坂本冬美(さかもと ふゆみ)とは

春に生まれたけど「冬美」って?

1967年3月30日生まれ、和歌山県出身。坂本冬美は本名で、生まれた季節は春だったのですが、肌が雪のように白かったことから冬美と名付けられたそうです。色白美人ならではのエピソードですね。

デビュー時に芸名が「冬」では寒々しいから、「ふゆみ」にしようという意見もあったらしいですが、「冬美」という名前とエネルギッシュな歌いぶりが、むしろ相乗効果となって楽曲の温度を上げていると私は思います。

中学・高校はソフトボール部に所属し、ポジションはキャッチャーでチームのキャプテンも務めたということです。そのころにはすでに演歌歌手になることを夢見ており、当時は石川さゆりのファンだったそうです。

デビュー前は会社員

そんな坂本冬美も高校卒業後は大阪市内のとあるレストランオーナー会社での経理担当を経て、和歌山の梅干し会社に就職し、塩分等の検査を調べるアシスタントをしていました。和歌山県出身の坂本冬美は、梅干しには相当なこだわりがあるそうで、紀州南高梅しか口にされないとか。地元愛も強そうです。

その後、NHKの「勝ち抜き歌謡天国」に出場し、和歌山大会で名人を獲得、「関西演歌大賞カラオケコンクール」に優勝するなどして頭角を現し、1986年ごろに上京し、故・猪俣公章氏から内弟子としてレッスンを受けるようになりました。

1987年に「あばれ太鼓」でデビュー

デビュー曲は「あばれ太鼓」で、80万枚を超えるヒットを記録。デビューして間もないころは「祝い酒」「男の情話」など男歌を中心に歌っていました

例えば「あばれ太鼓」の歌詞には、「男泣き」「男命」、「男の情話」の歌詞には「男なら」「男じゃないと」といった言葉が並んでおり、男の気持ちを歌ったものとなっています。なんとなく男前でキップのよさそうな坂本冬美らしいですね。

今は亡き忌野清志郎との接点も

意外なのは演歌歌手でありながら、忌野清志郎 RCサクセションのロックアルバム「COLORS」にも参加していることです。1991年には細野晴臣、忌野清志郎、坂本冬美の頭文字をとった「HIS」というユニットでアルバム「日本の人」を発表しています。

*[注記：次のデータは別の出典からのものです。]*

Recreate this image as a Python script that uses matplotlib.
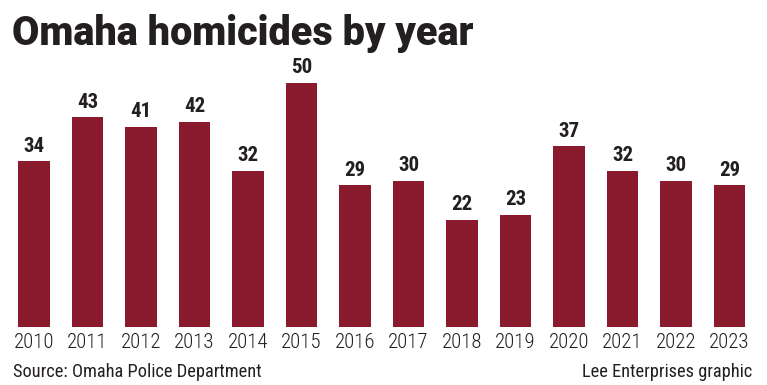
import matplotlib
matplotlib.use("Agg")
import matplotlib.pyplot as plt

years = ["2010", "2011", "2012", "2013", "2014", "2015", "2016",
         "2017", "2018", "2019", "2020", "2021", "2022", "2023"]
homicides = [34, 43, 41, 42, 32, 50, 29, 30, 22, 23, 37, 32, 30, 29]

bar_color = "#8a1a2d"
text_color = "#231f20"
narrow = ["Roboto Condensed", "Roboto", "DejaVu Sans"]
heavy = ["Roboto", "DejaVu Sans"]

W, H = 767, 385
fig = plt.figure(figsize=(W / 100, H / 100), dpi=100)

# axes placed in pixel terms: baseline at y=327, value 50 at y=83
x0 = -34 / 53.5
x1 = (W - 34) / 53.5
ax = fig.add_axes([0, (H - 327) / H, 1, 244 / H])
ax.set_xlim(x0, x1)
ax.set_ylim(0, 50)
ax.axis("off")

xs = range(len(years))
ax.bar(xs, homicides, width=0.58, color=bar_color)

for x, v, yr in zip(xs, homicides, years):
    ax.annotate(str(v), (x, v), xytext=(0, 4), textcoords="offset points",
                ha="center", va="bottom", fontsize=15, fontweight="bold",
                family=narrow, color=text_color)
    ax.annotate(yr, (x, 0), xytext=(0, -4), textcoords="offset points",
                ha="center", va="top", fontsize=15, fontweight="light",
                family=narrow, color=text_color)

fig.text(12 / W, 1 - 45 / H, "Omaha homicides by year", fontsize=28.5,
         fontweight=900, family=heavy, color=text_color,
         ha="left", va="baseline")
fig.text(13 / W, 1 - 372 / H, "Source: Omaha Police Department",
         fontsize=13.2, family=narrow, color=text_color, ha="left", va="center")
fig.text(752 / W, 1 - 372 / H, "Lee Enterprises graphic",
         fontsize=13.2, family=narrow, color=text_color, ha="right", va="center")

fig.savefig("out.png", dpi=100)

2006年の映像では3人とも学生服を着て、なんとあの伝説のロックギタリストジミ・ヘンドリックス「パープルヘイズ」のカバーを演奏しています。この学生服を着るというアイディアは忌野清志郎が出したものらしいです。

2002年から芸能活動一時休業

デビューから約5年を経過した2002年3月、持病のすい臓炎の治療など諸事情のために歌手業を含めた一切の芸能活動を休止しています。休業中は和歌山の実家に帰り、旅行や温泉などに行ってのんびり過ごしました。

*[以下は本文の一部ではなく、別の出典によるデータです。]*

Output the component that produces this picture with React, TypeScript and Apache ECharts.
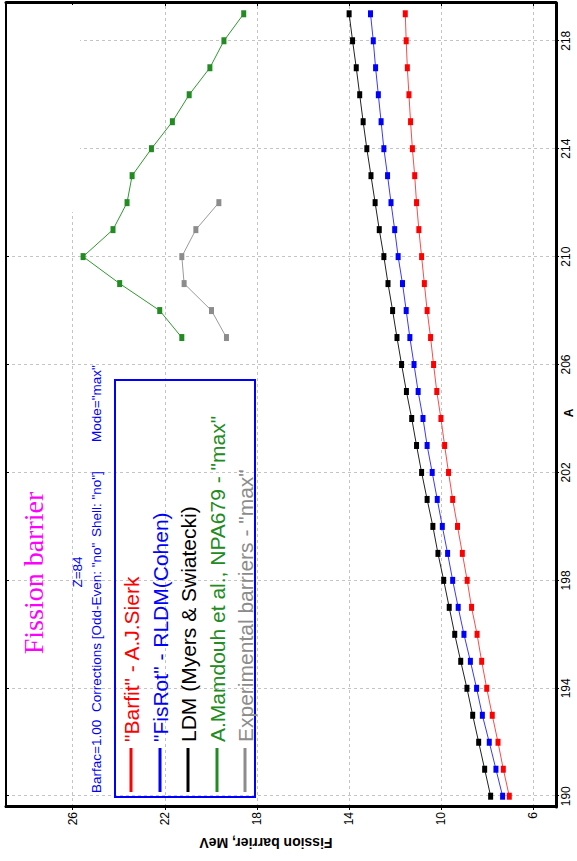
import React, { useEffect, useRef } from "react";
import * as echarts from "echarts";

// Mass number A (x in the original landscape chart)
const A_MODEL = [190, 191, 192, 193, 194, 195, 196, 197, 198, 199, 200, 201, 202, 203, 204, 205, 206, 207, 208, 209, 210, 211, 212, 213, 214, 215, 216, 217, 218, 219];
const BARFIT = [7.03, 7.29, 7.52, 7.77, 8.01, 8.23, 8.43, 8.67, 8.86, 9.07, 9.28, 9.49, 9.67, 9.84, 10.0, 10.18, 10.32, 10.45, 10.6, 10.72, 10.84, 10.96, 11.06, 11.14, 11.24, 11.32, 11.39, 11.46, 11.51, 11.55];
const FISROT = [7.32, 7.61, 7.9, 8.2, 8.45, 8.72, 9.0, 9.25, 9.49, 9.71, 9.94, 10.16, 10.38, 10.6, 10.78, 10.99, 11.17, 11.35, 11.51, 11.67, 11.86, 12.01, 12.17, 12.32, 12.48, 12.6, 12.72, 12.84, 12.94, 13.06];
const LDM = [7.84, 8.1, 8.36, 8.62, 8.87, 9.14, 9.4, 9.64, 9.88, 10.13, 10.35, 10.6, 10.84, 11.06, 11.27, 11.5, 11.71, 11.91, 12.1, 12.3, 12.48, 12.68, 12.86, 13.04, 13.22, 13.38, 13.53, 13.68, 13.84, 13.99];
const A_MAMDOUH = [207, 208, 209, 210, 211, 212, 213, 214, 215, 216, 217, 218, 219];
const MAMDOUH = [21.26, 22.22, 23.96, 25.55, 24.25, 23.64, 23.42, 22.58, 21.67, 20.94, 20.04, 19.43, 18.57];
const A_EXP = [207, 208, 209, 210, 211, 212];
const EXPERIMENT = [19.32, 19.97, 21.16, 21.26, 20.65, 19.65];

const A_TICKS = [190, 194, 198, 202, 206, 210, 214, 218];
const B_TICKS = [6, 10, 14, 18, 22, 26];

const LEGEND_NAMES = [
  '"Barfit" - A.J.Sierk',
  '"FisRot" - RLDM(Cohen)',
  "LDM (Myers & Swiatecki)",
  'A.Mamdouh et al., NPA679 - "max"',
  'Experimental barriers - "max"',
];
const COLORS = ["#ff0000", "#0000ff", "#000000", "#228b22", "#8c8c8c"];
const LINE_COLORS = ["#ff4a4a", "#3a3aff", "#222222", "#2e9a2e", "#9a9a9a"];

const zip = (xs: number[], ys: number[]) => xs.map((x, i) => [x, ys[i]]);

const SANS = "Liberation Sans";

export default function App() {
  const ref = useRef<HTMLDivElement>(null);

  useEffect(() => {
    if (!ref.current) return;
    const chart = echarts.init(ref.current, undefined, { renderer: "svg" });

    const seriesData = [
      zip(A_MODEL, BARFIT),
      zip(A_MODEL, FISROT),
      zip(A_MODEL, LDM),
      zip(A_MAMDOUH, MAMDOUH),
      zip(A_EXP, EXPERIMENT),
    ];

    const legendRows = [131, 160, 188, 217, 245];
    const legendGraphics: any[] = [];
    LEGEND_NAMES.forEach((name, i) => {
      legendGraphics.push({
        type: "line",
        z: 5,
        shape: { x1: 69, y1: legendRows[i], x2: 113, y2: legendRows[i] },
        style: { stroke: COLORS[i], lineWidth: 3 },
      });
      legendGraphics.push({
        type: "text",
        z: 5,
        x: 119,
        y: legendRows[i],
        style: {
          text: name,
          fill: COLORS[i],
          fontSize: 21,
          fontFamily: SANS,
          align: "left",
          verticalAlign: "middle",
        },
      });
    });

    const subStyle = (text: string) => ({
      text,
      fill: "#0000ff",
      fontSize: 13.5,
      fontFamily: SANS,
      align: "left",
      verticalAlign: "middle",
    });

    const option: any = {
      animation: false,
      backgroundColor: "#ffffff",
      grid: {
        left: 54,
        right: 3,
        top: 6,
        bottom: 21,
        show: true,
        borderColor: "#000",
        borderWidth: 2,
      },
      xAxis: [
        {
          type: "value",
          min: 189.6,
          max: 219.4,
          position: "bottom",
          axisLine: { show: true, onZero: false, lineStyle: { color: "#000", width: 3 } },
          axisTick: { show: true, length: 3, customValues: A_TICKS, lineStyle: { color: "#000" } },
          axisLabel: { customValues: A_TICKS, margin: 4, fontSize: 12, color: "#000", fontFamily: SANS },
          splitLine: { show: true, lineStyle: { color: "#c4c4c4", type: [3, 3], width: 1 } },
        },
        {
          type: "value",
          min: 189.6,
          max: 219.4,
          position: "top",
          axisLine: { show: false },
          axisTick: { show: true, inside: true, length: 3, customValues: A_TICKS, lineStyle: { color: "#000" } },
          axisLabel: { show: false },
          splitLine: { show: false },
        },
      ],
      yAxis: [
        {
          type: "value",
          min: 5,
          max: 28.9,
          position: "left",
          axisLine: { show: true, onZero: false, lineStyle: { color: "#000", width: 3 } },
          axisTick: { show: true, length: 3, customValues: B_TICKS, lineStyle: { color: "#000" } },
          axisLabel: { customValues: B_TICKS, margin: 5, fontSize: 12, color: "#000", fontFamily: SANS },
          splitLine: { show: true, lineStyle: { color: "#c4c4c4", type: [3, 3], width: 1 } },
        },
        {
          type: "value",
          min: 5,
          max: 28.9,
          position: "right",
          axisLine: { show: true, onZero: false, lineStyle: { color: "#000", width: 3 } },
          axisTick: { show: true, inside: true, length: 3, customValues: B_TICKS, lineStyle: { color: "#000" } },
          axisLabel: { show: false },
          splitLine: { show: false },
        },
      ],
      series: seriesData.map((d, i) => ({
        name: LEGEND_NAMES[i],
        type: "line",
        xAxisIndex: 0,
        yAxisIndex: 0,
        data: d,
        symbol: "rect",
        symbolSize: [7, 5],
        showSymbol: true,
        itemStyle: { color: COLORS[i] },
        lineStyle: { color: LINE_COLORS[i], width: 1 },
        z: 3 + (4 - i),
      })),
      graphic: [
        {
          type: "rect",
          z: 1,
          shape: { x: 649, y: 7, width: 207, height: 73 },
          style: { fill: "#ffffff" },
        },
        {
          type: "text",
          z: 5,
          x: 288,
          y: 33,
          style: {
            text: "Fission barrier",
            fill: "#ff00ff",
            fontSize: 28,
            fontFamily: "Liberation Serif",
            align: "center",
            verticalAlign: "middle",
          },
        },
        {
          type: "text",
          z: 5,
          x: 289,
          y: 77,
          style: { ...subStyle("Z=84"), align: "center" },
        },
        { type: "text", z: 5, x: 68, y: 96, style: subStyle("Barfac=1.00") },
        { type: "text", z: 5, x: 149, y: 96, style: subStyle('Corrections [Odd-Even: "no"') },
        { type: "text", z: 5, x: 324, y: 96, style: subStyle('Shell: "no"]') },
        { type: "text", z: 5, x: 419, y: 96, style: subStyle('Mode="max"') },
        {
          type: "rect",
          z: 5,
          shape: { x: 64, y: 115, width: 417, height: 140 },
          style: { fill: "none", stroke: "#0000ff", lineWidth: 2 },
        },
        ...legendGraphics,
        {
          type: "text",
          z: 5,
          x: 448,
          y: 569,
          style: { text: "A", fill: "#000", fontSize: 12, fontWeight: "bold", fontFamily: SANS, align: "center", verticalAlign: "middle" },
        },
        {
          type: "text",
          z: 5,
          x: 18,
          y: 266,
          rotation: Math.PI / 2,
          style: {
            text: "Fission barrier, MeV",
            fill: "#000",
            fontSize: 14,
            fontWeight: "bold",
            fontFamily: SANS,
            align: "center",
            verticalAlign: "middle",
          },
        },
      ],
    };

    chart.setOption(option);
    return () => {
      chart.dispose();
    };
  }, []);

  return (
    <div
      style={{
        position: "fixed",
        left: 0,
        top: 0,
        width: 577,
        height: 861,
        overflow: "hidden",
        background: "#ffffff",
      }}
    >
      <div
        ref={ref}
        style={{
          position: "absolute",
          left: 0,
          top: 0,
          width: 861,
          height: 577,
          transformOrigin: "0 0",
          transform: "translateY(861px) rotate(-90deg)",
        }}
      />
    </div>
  );
}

旅行中は芸能人であるとまったく気が付かれなかったそうですから、芸能人のオーラのスイッチをまったく切っていたんでしょうね。このころには重病説や隠し子説など、あらぬ噂話がマスコミをかけめぐったそうです。

2003年4月に芸能活動を再開

「岸壁の母」を受け継ぐ約束も

休業からちょうど1年後の2003年4月、NHKの番組内で芸能活動の再開を宣言しています。そのきっかけとなったのは、実家の母の勧めで二葉百合子の65周年リサイタルの中の「岸壁の母」を聴いたことでした。

当時、引退を本気で考えていたという坂本冬美は、二葉の元でレッスンをはじめ、芸能活動への復帰を果たしました。二葉百合子からは「岸壁の母」を譲ってもよい、とのお墨付きをいただいているそうです。その経緯については「徹子の部屋」で語っています。